:: SHORT PROBLEM ::
Pick out every line in the data below that holds "this".

start RECORD LIST

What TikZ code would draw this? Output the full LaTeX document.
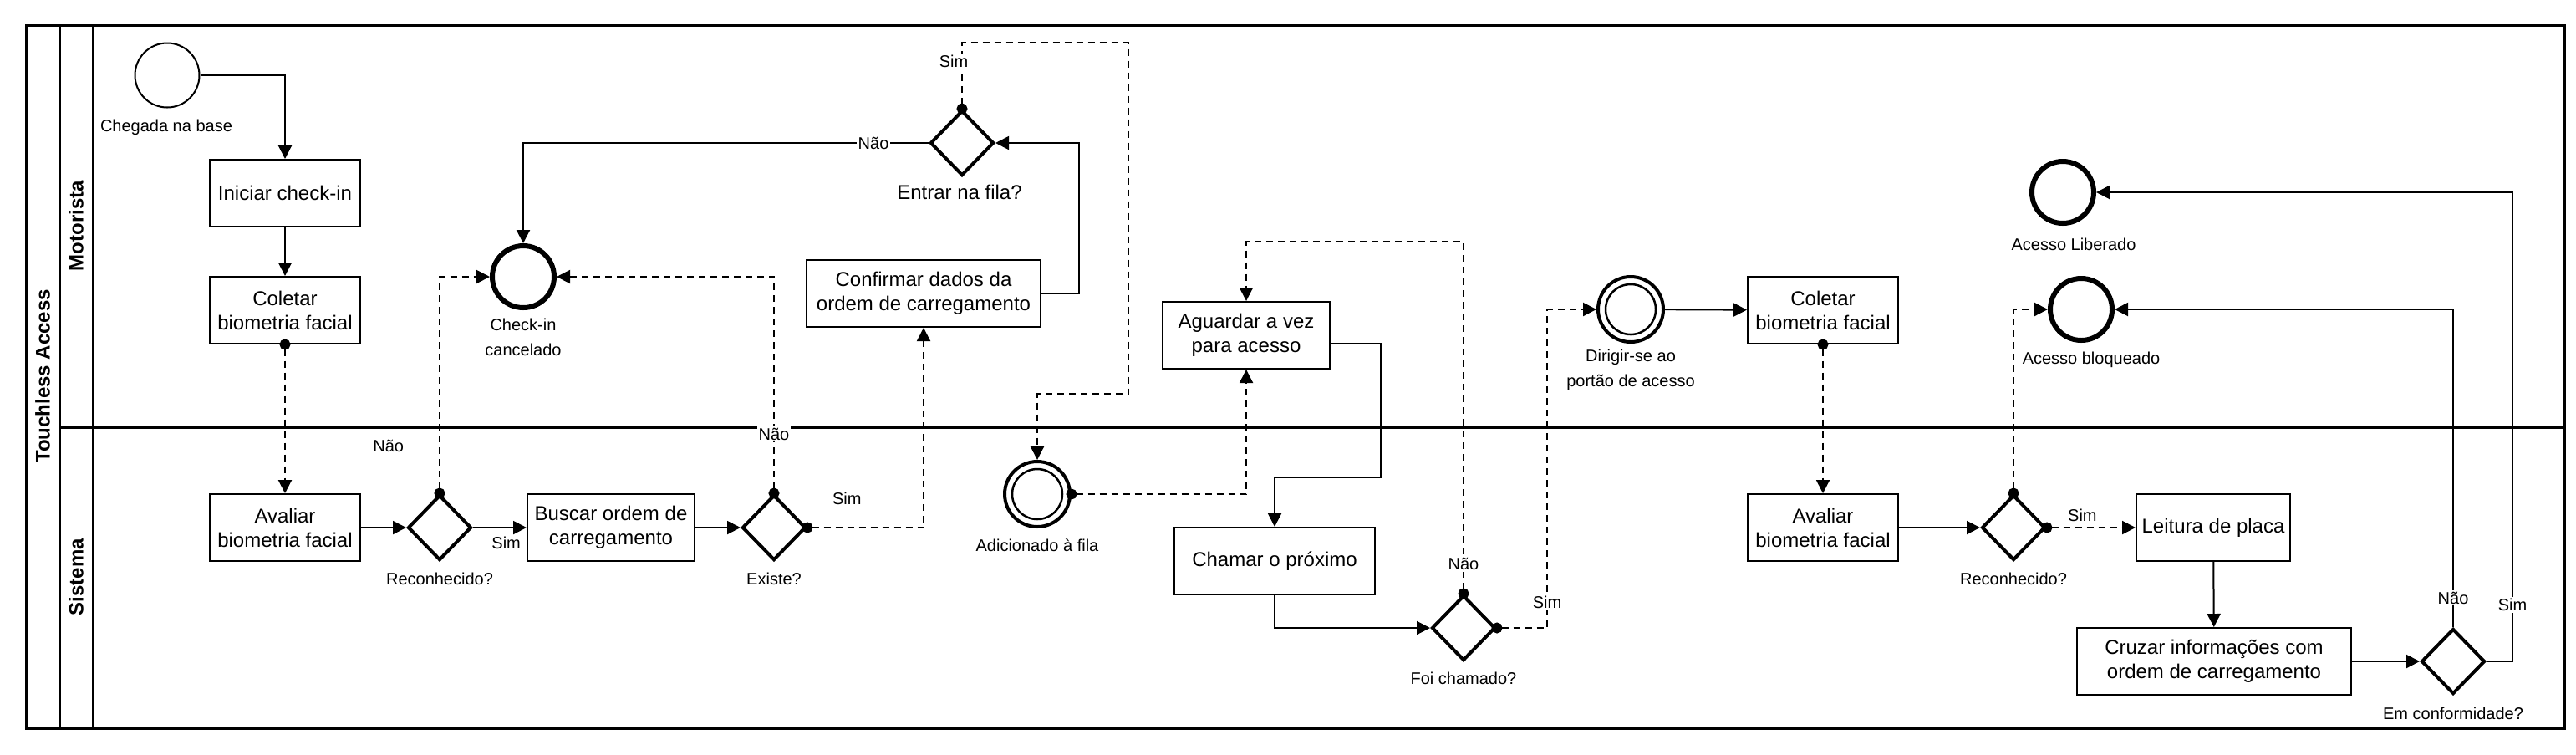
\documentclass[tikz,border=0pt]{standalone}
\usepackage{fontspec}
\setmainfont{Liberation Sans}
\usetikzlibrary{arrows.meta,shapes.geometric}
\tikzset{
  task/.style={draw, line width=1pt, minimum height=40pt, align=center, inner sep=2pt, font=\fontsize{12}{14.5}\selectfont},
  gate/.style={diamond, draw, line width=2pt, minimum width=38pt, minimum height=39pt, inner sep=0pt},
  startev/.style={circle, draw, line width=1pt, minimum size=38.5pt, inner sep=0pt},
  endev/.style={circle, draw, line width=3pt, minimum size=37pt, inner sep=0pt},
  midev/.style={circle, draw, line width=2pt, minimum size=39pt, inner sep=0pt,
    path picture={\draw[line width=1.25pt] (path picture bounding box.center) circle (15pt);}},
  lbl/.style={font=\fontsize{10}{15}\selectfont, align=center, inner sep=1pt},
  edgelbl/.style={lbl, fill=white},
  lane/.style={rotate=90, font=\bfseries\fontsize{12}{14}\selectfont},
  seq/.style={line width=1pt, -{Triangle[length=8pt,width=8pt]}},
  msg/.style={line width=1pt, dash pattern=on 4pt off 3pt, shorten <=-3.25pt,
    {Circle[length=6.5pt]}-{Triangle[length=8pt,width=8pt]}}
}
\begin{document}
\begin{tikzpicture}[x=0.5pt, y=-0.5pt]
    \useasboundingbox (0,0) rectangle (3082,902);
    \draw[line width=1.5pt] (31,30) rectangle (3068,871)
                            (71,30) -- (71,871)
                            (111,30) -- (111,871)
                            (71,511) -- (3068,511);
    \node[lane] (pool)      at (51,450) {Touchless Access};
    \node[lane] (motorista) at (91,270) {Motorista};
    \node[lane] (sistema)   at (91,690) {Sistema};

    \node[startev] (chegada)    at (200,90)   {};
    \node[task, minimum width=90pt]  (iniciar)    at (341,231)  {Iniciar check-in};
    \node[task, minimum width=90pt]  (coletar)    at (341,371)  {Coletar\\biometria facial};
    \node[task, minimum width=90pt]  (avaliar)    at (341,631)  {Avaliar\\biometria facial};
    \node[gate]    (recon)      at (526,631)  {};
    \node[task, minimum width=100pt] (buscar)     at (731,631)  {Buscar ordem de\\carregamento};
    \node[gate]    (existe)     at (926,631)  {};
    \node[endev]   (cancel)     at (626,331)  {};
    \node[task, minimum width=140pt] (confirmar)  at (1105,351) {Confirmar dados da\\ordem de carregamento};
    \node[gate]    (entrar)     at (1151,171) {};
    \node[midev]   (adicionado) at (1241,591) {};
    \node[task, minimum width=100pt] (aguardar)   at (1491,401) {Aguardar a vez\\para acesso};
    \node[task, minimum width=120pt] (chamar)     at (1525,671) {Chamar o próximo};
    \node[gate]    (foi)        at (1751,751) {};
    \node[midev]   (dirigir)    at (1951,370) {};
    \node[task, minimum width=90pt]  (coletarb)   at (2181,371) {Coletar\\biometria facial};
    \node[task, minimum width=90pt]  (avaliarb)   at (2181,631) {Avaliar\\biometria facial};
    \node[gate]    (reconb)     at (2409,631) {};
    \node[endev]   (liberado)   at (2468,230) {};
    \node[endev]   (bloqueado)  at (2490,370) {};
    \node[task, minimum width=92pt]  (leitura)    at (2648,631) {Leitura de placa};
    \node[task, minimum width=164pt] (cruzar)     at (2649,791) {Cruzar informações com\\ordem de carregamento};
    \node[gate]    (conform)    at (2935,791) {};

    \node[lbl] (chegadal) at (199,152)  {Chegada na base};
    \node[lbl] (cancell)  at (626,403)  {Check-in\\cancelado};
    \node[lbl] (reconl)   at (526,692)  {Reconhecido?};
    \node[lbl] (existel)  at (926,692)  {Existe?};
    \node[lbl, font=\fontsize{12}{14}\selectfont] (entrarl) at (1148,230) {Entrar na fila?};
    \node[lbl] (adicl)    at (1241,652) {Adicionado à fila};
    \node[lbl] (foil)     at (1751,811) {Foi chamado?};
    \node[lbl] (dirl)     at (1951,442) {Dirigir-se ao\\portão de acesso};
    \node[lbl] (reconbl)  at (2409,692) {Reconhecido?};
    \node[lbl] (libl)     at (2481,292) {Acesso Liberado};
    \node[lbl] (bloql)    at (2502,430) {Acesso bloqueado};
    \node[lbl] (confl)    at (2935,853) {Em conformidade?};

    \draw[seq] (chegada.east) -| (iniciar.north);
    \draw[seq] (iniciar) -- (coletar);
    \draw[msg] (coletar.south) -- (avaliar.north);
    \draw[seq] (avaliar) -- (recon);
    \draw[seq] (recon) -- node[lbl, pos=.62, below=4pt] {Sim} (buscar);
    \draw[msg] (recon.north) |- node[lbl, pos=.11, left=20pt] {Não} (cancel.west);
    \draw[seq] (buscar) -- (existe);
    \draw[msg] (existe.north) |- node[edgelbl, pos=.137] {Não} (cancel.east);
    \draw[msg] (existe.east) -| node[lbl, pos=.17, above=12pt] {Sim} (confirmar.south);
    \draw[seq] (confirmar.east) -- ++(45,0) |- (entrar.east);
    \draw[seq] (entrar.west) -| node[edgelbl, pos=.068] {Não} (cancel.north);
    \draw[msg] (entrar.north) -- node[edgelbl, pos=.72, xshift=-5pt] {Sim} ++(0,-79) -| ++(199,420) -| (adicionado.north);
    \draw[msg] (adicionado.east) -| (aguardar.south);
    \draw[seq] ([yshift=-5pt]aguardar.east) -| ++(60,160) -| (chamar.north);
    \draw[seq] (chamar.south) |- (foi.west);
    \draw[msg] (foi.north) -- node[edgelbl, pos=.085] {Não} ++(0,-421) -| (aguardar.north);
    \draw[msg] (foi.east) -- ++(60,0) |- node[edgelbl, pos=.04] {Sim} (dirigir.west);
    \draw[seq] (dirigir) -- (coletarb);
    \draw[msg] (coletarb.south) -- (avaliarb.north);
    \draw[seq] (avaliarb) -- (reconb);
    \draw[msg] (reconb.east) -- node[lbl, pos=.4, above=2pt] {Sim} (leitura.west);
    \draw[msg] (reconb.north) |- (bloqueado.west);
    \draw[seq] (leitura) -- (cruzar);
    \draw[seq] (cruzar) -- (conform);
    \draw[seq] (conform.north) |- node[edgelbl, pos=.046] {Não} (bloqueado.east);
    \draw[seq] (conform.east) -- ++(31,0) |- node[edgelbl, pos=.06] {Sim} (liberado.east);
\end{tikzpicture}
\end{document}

end RECORD LIST
start RECORD LIST

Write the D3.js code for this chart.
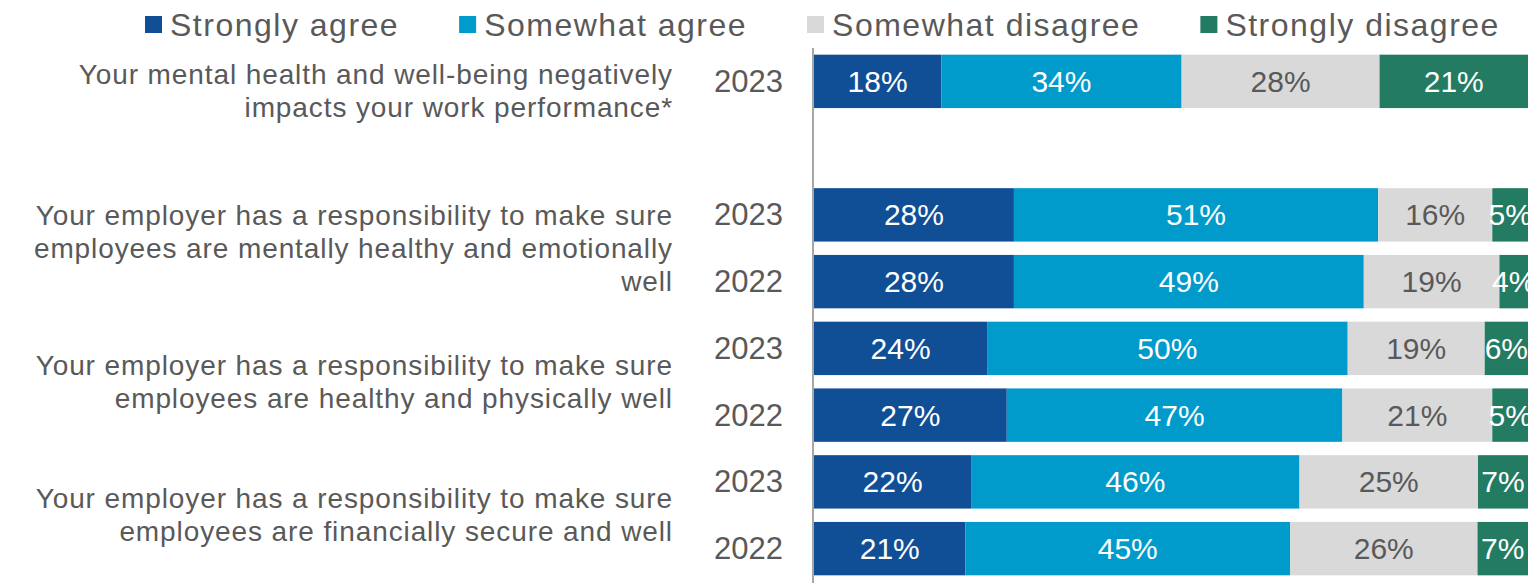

end RECORD LIST

:: EXERCISE RESPONSE ::
What TikZ code would draw this? Output the full LaTeX document.
Write the D3.js code for this chart.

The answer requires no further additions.